*SET TASK*
Set down the full listing exactly as given. Any pictures are to be left out.

*GIVEN DATA*
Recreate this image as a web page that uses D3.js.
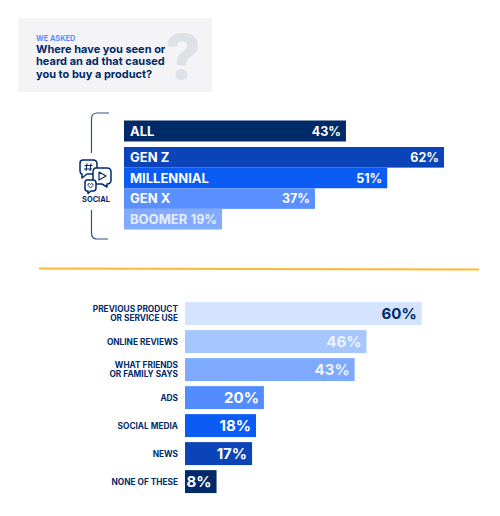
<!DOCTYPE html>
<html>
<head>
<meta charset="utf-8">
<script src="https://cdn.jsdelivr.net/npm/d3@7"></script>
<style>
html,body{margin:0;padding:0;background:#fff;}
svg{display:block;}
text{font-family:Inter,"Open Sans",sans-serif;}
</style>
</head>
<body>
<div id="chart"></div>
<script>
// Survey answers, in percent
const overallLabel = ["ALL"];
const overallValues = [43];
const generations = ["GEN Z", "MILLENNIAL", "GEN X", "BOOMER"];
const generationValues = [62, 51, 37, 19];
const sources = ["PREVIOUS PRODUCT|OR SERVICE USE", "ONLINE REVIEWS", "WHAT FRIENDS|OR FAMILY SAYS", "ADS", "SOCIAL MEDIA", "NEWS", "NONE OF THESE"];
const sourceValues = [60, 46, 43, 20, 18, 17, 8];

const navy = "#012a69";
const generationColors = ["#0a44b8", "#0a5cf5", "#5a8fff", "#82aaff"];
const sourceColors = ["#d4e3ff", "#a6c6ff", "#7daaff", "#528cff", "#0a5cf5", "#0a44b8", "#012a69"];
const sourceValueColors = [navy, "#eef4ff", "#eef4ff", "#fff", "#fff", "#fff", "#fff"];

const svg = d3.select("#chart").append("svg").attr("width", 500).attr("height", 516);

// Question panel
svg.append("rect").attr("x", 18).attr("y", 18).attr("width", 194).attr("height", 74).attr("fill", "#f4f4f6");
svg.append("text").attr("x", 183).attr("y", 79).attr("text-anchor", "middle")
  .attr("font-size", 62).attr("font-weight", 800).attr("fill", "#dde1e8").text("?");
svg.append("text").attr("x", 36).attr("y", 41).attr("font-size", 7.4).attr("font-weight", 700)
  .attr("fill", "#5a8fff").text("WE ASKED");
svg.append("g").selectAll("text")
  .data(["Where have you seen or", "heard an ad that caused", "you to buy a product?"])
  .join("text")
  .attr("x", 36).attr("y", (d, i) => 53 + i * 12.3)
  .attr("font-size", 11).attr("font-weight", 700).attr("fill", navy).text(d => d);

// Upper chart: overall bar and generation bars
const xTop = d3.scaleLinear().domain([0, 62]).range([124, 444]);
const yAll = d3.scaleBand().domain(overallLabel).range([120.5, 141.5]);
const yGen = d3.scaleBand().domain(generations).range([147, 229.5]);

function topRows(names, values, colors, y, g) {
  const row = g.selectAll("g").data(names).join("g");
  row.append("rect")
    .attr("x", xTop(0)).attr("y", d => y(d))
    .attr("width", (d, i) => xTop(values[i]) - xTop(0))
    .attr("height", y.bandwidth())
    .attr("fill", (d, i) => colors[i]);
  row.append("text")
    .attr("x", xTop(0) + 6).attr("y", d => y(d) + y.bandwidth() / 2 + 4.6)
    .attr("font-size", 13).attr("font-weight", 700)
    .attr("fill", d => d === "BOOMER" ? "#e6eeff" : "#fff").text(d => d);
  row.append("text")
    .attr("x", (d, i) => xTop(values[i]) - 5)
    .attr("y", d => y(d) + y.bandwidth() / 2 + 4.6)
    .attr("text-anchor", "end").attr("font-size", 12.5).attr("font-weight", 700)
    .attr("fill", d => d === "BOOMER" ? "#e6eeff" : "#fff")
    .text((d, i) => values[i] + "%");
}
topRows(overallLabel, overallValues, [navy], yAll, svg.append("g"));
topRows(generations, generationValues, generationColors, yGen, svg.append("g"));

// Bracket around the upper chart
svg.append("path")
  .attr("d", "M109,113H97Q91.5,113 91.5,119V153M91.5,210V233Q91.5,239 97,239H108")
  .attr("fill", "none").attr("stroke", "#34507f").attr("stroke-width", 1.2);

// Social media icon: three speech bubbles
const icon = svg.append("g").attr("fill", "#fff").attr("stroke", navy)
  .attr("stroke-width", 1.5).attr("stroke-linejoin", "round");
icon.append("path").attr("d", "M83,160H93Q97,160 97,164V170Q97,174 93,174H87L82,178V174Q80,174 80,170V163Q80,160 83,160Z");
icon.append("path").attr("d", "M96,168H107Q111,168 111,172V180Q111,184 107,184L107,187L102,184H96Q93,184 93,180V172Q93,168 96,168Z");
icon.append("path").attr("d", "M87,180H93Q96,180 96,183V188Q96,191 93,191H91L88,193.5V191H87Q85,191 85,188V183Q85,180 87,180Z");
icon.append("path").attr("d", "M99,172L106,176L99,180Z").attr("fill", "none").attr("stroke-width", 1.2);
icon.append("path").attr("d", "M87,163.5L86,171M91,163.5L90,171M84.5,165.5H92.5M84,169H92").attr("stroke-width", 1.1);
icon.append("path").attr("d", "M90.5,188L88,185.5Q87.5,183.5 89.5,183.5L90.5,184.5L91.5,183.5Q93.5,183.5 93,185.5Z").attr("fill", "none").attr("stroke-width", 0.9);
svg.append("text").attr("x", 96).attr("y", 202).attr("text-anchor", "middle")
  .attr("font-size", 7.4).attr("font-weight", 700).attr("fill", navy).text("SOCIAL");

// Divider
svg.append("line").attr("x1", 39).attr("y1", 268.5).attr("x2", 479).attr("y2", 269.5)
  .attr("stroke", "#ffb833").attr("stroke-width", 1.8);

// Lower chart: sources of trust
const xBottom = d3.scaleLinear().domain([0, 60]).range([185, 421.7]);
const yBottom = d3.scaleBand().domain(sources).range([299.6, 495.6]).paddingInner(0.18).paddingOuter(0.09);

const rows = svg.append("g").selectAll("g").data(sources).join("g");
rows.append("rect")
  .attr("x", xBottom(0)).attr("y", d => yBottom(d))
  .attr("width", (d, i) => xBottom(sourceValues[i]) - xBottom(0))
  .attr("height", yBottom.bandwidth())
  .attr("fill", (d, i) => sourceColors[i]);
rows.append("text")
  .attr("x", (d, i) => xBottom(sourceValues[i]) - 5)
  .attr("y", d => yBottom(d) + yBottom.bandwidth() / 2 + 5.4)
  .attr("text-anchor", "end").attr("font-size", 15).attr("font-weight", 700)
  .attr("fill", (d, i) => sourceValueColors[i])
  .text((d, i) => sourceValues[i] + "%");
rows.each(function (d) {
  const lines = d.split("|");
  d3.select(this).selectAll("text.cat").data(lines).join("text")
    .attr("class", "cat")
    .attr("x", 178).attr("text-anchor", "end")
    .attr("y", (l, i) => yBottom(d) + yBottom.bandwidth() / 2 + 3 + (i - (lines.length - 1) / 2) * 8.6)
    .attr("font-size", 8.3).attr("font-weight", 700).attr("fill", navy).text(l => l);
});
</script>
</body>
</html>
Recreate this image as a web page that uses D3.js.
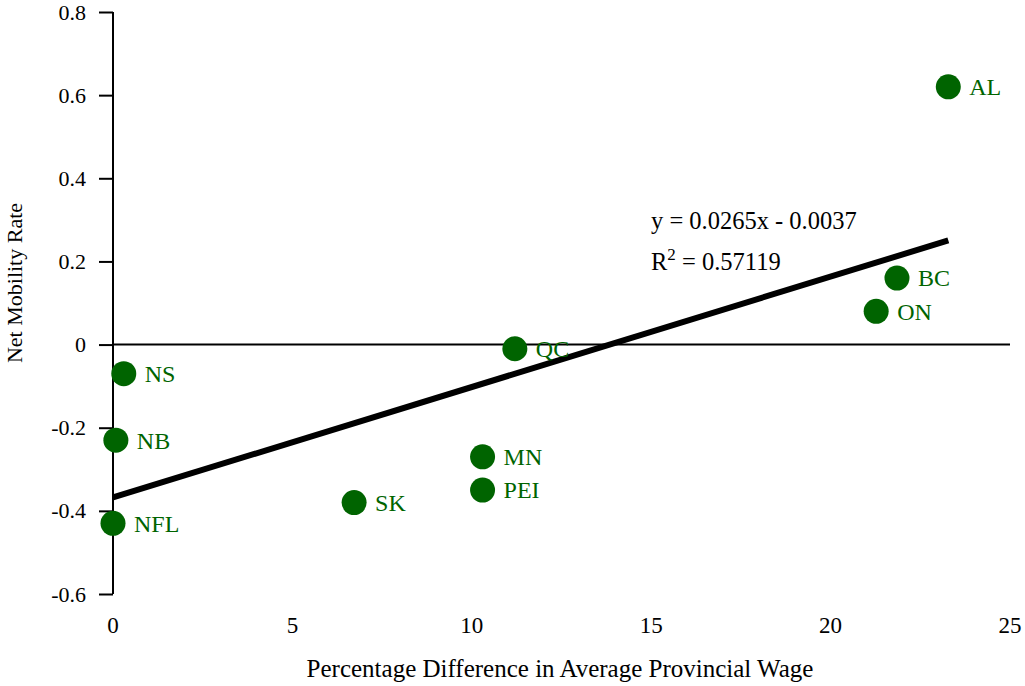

*TASK SOLUTION*
Recreate this image as a web page that uses D3.js.
<!DOCTYPE html>
<html>
<head>
<meta charset="utf-8">
<script src="https://cdn.jsdelivr.net/npm/d3@7"></script>
<style>
html,body{margin:0;padding:0;background:#fff;}
svg{display:block;}
text{font-family:Inter,"Open Sans",sans-serif;}
</style>
</head>
<body>
<div id="chart"></div>
<script>
// Survey answers, in percent
const overallLabel = ["ALL"];
const overallValues = [43];
const generations = ["GEN Z", "MILLENNIAL", "GEN X", "BOOMER"];
const generationValues = [62, 51, 37, 19];
const sources = ["PREVIOUS PRODUCT|OR SERVICE USE", "ONLINE REVIEWS", "WHAT FRIENDS|OR FAMILY SAYS", "ADS", "SOCIAL MEDIA", "NEWS", "NONE OF THESE"];
const sourceValues = [60, 46, 43, 20, 18, 17, 8];

const navy = "#012a69";
const generationColors = ["#0a44b8", "#0a5cf5", "#5a8fff", "#82aaff"];
const sourceColors = ["#d4e3ff", "#a6c6ff", "#7daaff", "#528cff", "#0a5cf5", "#0a44b8", "#012a69"];
const sourceValueColors = [navy, "#eef4ff", "#eef4ff", "#fff", "#fff", "#fff", "#fff"];

const svg = d3.select("#chart").append("svg").attr("width", 500).attr("height", 516);

// Question panel
svg.append("rect").attr("x", 18).attr("y", 18).attr("width", 194).attr("height", 74).attr("fill", "#f4f4f6");
svg.append("text").attr("x", 183).attr("y", 79).attr("text-anchor", "middle")
  .attr("font-size", 62).attr("font-weight", 800).attr("fill", "#dde1e8").text("?");
svg.append("text").attr("x", 36).attr("y", 41).attr("font-size", 7.4).attr("font-weight", 700)
  .attr("fill", "#5a8fff").text("WE ASKED");
svg.append("g").selectAll("text")
  .data(["Where have you seen or", "heard an ad that caused", "you to buy a product?"])
  .join("text")
  .attr("x", 36).attr("y", (d, i) => 53 + i * 12.3)
  .attr("font-size", 11).attr("font-weight", 700).attr("fill", navy).text(d => d);

// Upper chart: overall bar and generation bars
const xTop = d3.scaleLinear().domain([0, 62]).range([124, 444]);
const yAll = d3.scaleBand().domain(overallLabel).range([120.5, 141.5]);
const yGen = d3.scaleBand().domain(generations).range([147, 229.5]);

function topRows(names, values, colors, y, g) {
  const row = g.selectAll("g").data(names).join("g");
  row.append("rect")
    .attr("x", xTop(0)).attr("y", d => y(d))
    .attr("width", (d, i) => xTop(values[i]) - xTop(0))
    .attr("height", y.bandwidth())
    .attr("fill", (d, i) => colors[i]);
  row.append("text")
    .attr("x", xTop(0) + 6).attr("y", d => y(d) + y.bandwidth() / 2 + 4.6)
    .attr("font-size", 13).attr("font-weight", 700)
    .attr("fill", d => d === "BOOMER" ? "#e6eeff" : "#fff").text(d => d);
  row.append("text")
    .attr("x", (d, i) => xTop(values[i]) - 5)
    .attr("y", d => y(d) + y.bandwidth() / 2 + 4.6)
    .attr("text-anchor", "end").attr("font-size", 12.5).attr("font-weight", 700)
    .attr("fill", d => d === "BOOMER" ? "#e6eeff" : "#fff")
    .text((d, i) => values[i] + "%");
}
topRows(overallLabel, overallValues, [navy], yAll, svg.append("g"));
topRows(generations, generationValues, generationColors, yGen, svg.append("g"));

// Bracket around the upper chart
svg.append("path")
  .attr("d", "M109,113H97Q91.5,113 91.5,119V153M91.5,210V233Q91.5,239 97,239H108")
  .attr("fill", "none").attr("stroke", "#34507f").attr("stroke-width", 1.2);

// Social media icon: three speech bubbles
const icon = svg.append("g").attr("fill", "#fff").attr("stroke", navy)
  .attr("stroke-width", 1.5).attr("stroke-linejoin", "round");
icon.append("path").attr("d", "M83,160H93Q97,160 97,164V170Q97,174 93,174H87L82,178V174Q80,174 80,170V163Q80,160 83,160Z");
icon.append("path").attr("d", "M96,168H107Q111,168 111,172V180Q111,184 107,184L107,187L102,184H96Q93,184 93,180V172Q93,168 96,168Z");
icon.append("path").attr("d", "M87,180H93Q96,180 96,183V188Q96,191 93,191H91L88,193.5V191H87Q85,191 85,188V183Q85,180 87,180Z");
icon.append("path").attr("d", "M99,172L106,176L99,180Z").attr("fill", "none").attr("stroke-width", 1.2);
icon.append("path").attr("d", "M87,163.5L86,171M91,163.5L90,171M84.5,165.5H92.5M84,169H92").attr("stroke-width", 1.1);
icon.append("path").attr("d", "M90.5,188L88,185.5Q87.5,183.5 89.5,183.5L90.5,184.5L91.5,183.5Q93.5,183.5 93,185.5Z").attr("fill", "none").attr("stroke-width", 0.9);
svg.append("text").attr("x", 96).attr("y", 202).attr("text-anchor", "middle")
  .attr("font-size", 7.4).attr("font-weight", 700).attr("fill", navy).text("SOCIAL");

// Divider
svg.append("line").attr("x1", 39).attr("y1", 268.5).attr("x2", 479).attr("y2", 269.5)
  .attr("stroke", "#ffb833").attr("stroke-width", 1.8);

// Lower chart: sources of trust
const xBottom = d3.scaleLinear().domain([0, 60]).range([185, 421.7]);
const yBottom = d3.scaleBand().domain(sources).range([299.6, 495.6]).paddingInner(0.18).paddingOuter(0.09);

const rows = svg.append("g").selectAll("g").data(sources).join("g");
rows.append("rect")
  .attr("x", xBottom(0)).attr("y", d => yBottom(d))
  .attr("width", (d, i) => xBottom(sourceValues[i]) - xBottom(0))
  .attr("height", yBottom.bandwidth())
  .attr("fill", (d, i) => sourceColors[i]);
rows.append("text")
  .attr("x", (d, i) => xBottom(sourceValues[i]) - 5)
  .attr("y", d => yBottom(d) + yBottom.bandwidth() / 2 + 5.4)
  .attr("text-anchor", "end").attr("font-size", 15).attr("font-weight", 700)
  .attr("fill", (d, i) => sourceValueColors[i])
  .text((d, i) => sourceValues[i] + "%");
rows.each(function (d) {
  const lines = d.split("|");
  d3.select(this).selectAll("text.cat").data(lines).join("text")
    .attr("class", "cat")
    .attr("x", 178).attr("text-anchor", "end")
    .attr("y", (l, i) => yBottom(d) + yBottom.bandwidth() / 2 + 3 + (i - (lines.length - 1) / 2) * 8.6)
    .attr("font-size", 8.3).attr("font-weight", 700).attr("fill", navy).text(l => l);
});
</script>
</body>
</html>
Recreate this image as a web page that uses D3.js.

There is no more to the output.